(CNN) -- Sooner or later, James Richter knows the rabbit-ear antennas on his old-fashioned television will listen for a signal and hear nothing.
Old TV sets at a California recycling center last month. Many analog TV owners aren't ready to switch to digital.
The 36-year-old from Atlanta, Georgia, said he tried to convert his analog TV to digital but was turned down for a government coupon. He doesn't seem to mind.
"With the economy, I don't have enough cash to do cable, so I'm just really debating whether or not I really want to make that switch to digital," Richter said.
Richter will have four months longer to make up his mind after Congress voted Wednesday to delay the end of TV's rabbit-ears era.
On June 12, analog TV signals will end and only digital signals will remain. Old televisions like Richter's won't accept the new form of broadcast.
People with cable TV or satellite service will not be affected.
The switch had been scheduled for February 17, but Congress delayed the conversion -- which had been planned for years -- to accommodate people like Richter who had not been able to update their TVs.
The National Telecommunications and Information Administration offered a program to help people buy converter boxes that make old TVs work in the new era. That giveaway didn't meet demand, though, and as of late January, more than 3.2 million people were on the program's waiting list.
More than 6.5 million U.S. households, or 5.7 percent, were not ready for the crossover last month, according to an estimate from the Nielsen Company.
There's been little made of the people behind those numbers, though, as media reports largely have focused on the mechanics of the switch and the politics of when and how it will happen. Many of those who haven't bought converters are poor, older than 55, rural residents or racial minorities, according to Nielsen's estimates. Some of them told CNN they couldn't afford to pay for cable or satellite TV service.
While a person can live without TV, some of the late converts to digital depend on television for information and companionship.
"I live here by myself, so it will be a big deal for me," said Monica Lawson, a 42-year-old from rural Alto, Georgia. "Even just a couple hours a day of having that extra interaction, it's a stress reliever for me."
Lawson said she got a coupon to buy the digital converter box for her analog television as soon as they became available. She's attached the box to her TV, but her signal got worse.
"Basically I'm downgrading at this point," she said. "I'll go from having four or five channels I can watch on a regular basis to having one channel I can watch every now and then -- if at all."
Lawson, who is a real-estate appraiser and practices kinesiology, said she can't afford satellite service because her business has dropped with the economy.

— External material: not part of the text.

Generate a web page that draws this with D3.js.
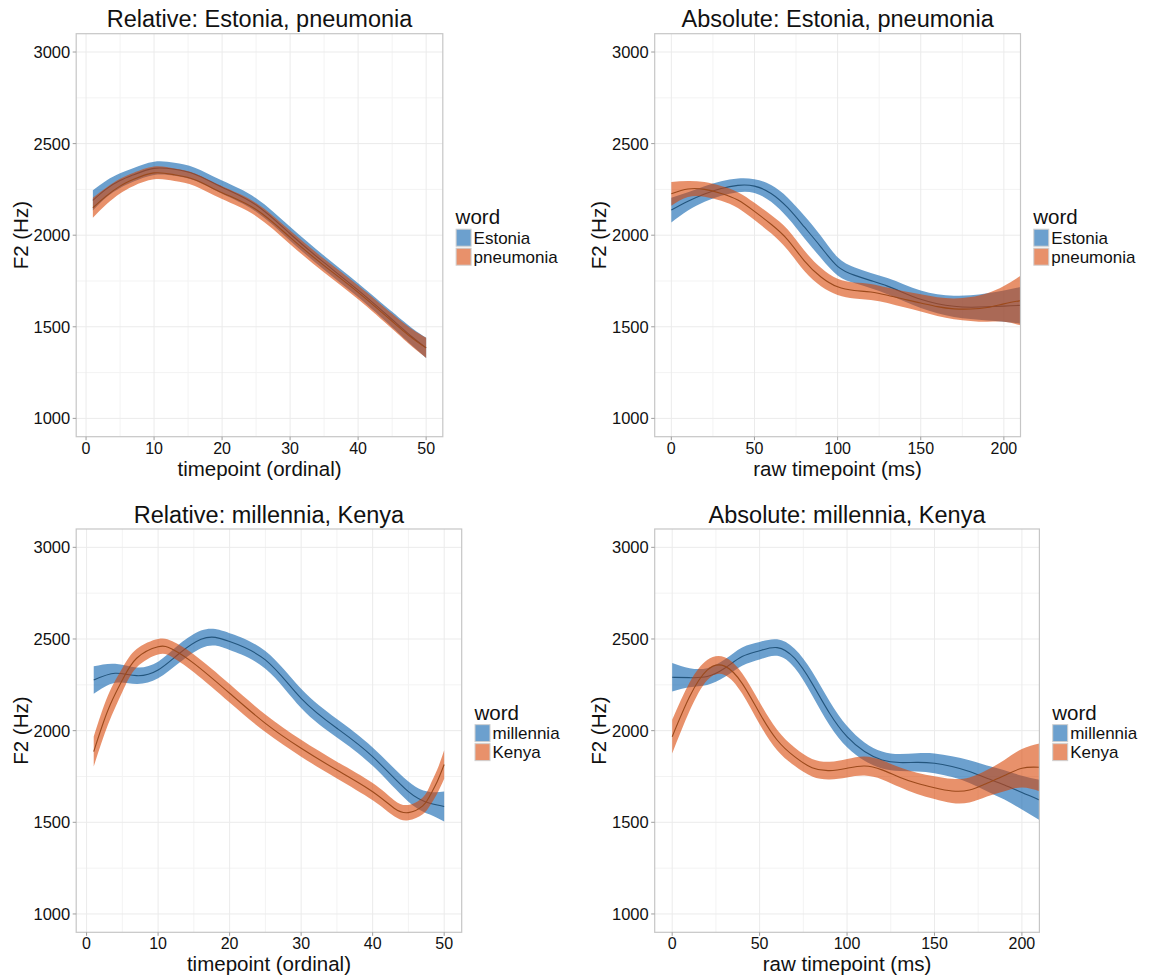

She falls into a category of people who may lose their TV coverage with the switch to digital. It's likely the result of a phenomenon called the "cliff effect." While analog signals fizzle out over long distances, digital signals tend to stop completely at a certain falling-off point.
"With digital, you get a great picture or nothing," said Mark Wigfield, spokesperson for the Federal Communications Commission.
Some remote areas of the country could lose reception when analog signals stop in June, said Shermaze Ingram, spokesperson for the National Association of Broadcasters, an advocacy group that has been trying to inform people about the switch since 2006.
On the whole, studies show more people will get TV signals than will lose them in the switch to digital, Ingram said. The National Association of Broadcasters supports delaying the change until June in part because it will cause fewer people to go without TV after the change.
"There's no question that television is an important piece of the fabric of American life," Ingram said.
Congress elected to delay the digital switch in part because lawmakers don't want people to go without TV.
George Touchine, a 64-year-old from Gallup, New Mexico, said he has not gotten a converter coupon yet and cannot find the device in local stores. He said he will check back often, though, and hopes to be able to switch to digital in the coming days.
Like Touchine, more than 12 percent of New Mexico households in the Santa Fe and Albuquerque TV market are not ready for the switch, making the area the least prepared in the nation, according to Nielsen.
Being left out of the switch would be a big deal for Touchine. He is retired and says he spends a substantial part of his evening watching TV with his wife.
"I just watch the news all the time, that's all I want," he said. "I get the weather, the news, what's going on -- all of it -- I want to know it."
The annoyance of having to convert to digital may push Richter, the man in Atlanta, away from television entirely. iReport.com: 'You snooze, you lose'
Richter said he left a bad job as a local truck driver four years ago and hasn't been able to find steady work since. He's given up luxuries like cable TV, an Internet connection and movie rentals to make ends meet.
He said he applied for the free converter about a month ago but was turned down at least temporarily because all of the coupons had been given out.
He doesn't buy the idea that he needs a television to alert him about emergencies or severe weather.
"I do have a radio and I also have a cell phone. If something's really, really bad, someone can call me," he said. "And I figure if there's a nuclear war, it will be everywhere. Someone will let me know."
If Richter eventually gets a free converter box, he'll consider joining the digital TV world. But if not, he said won't be angry at the government for the delays.
He thinks he might be better off without all that extra noise.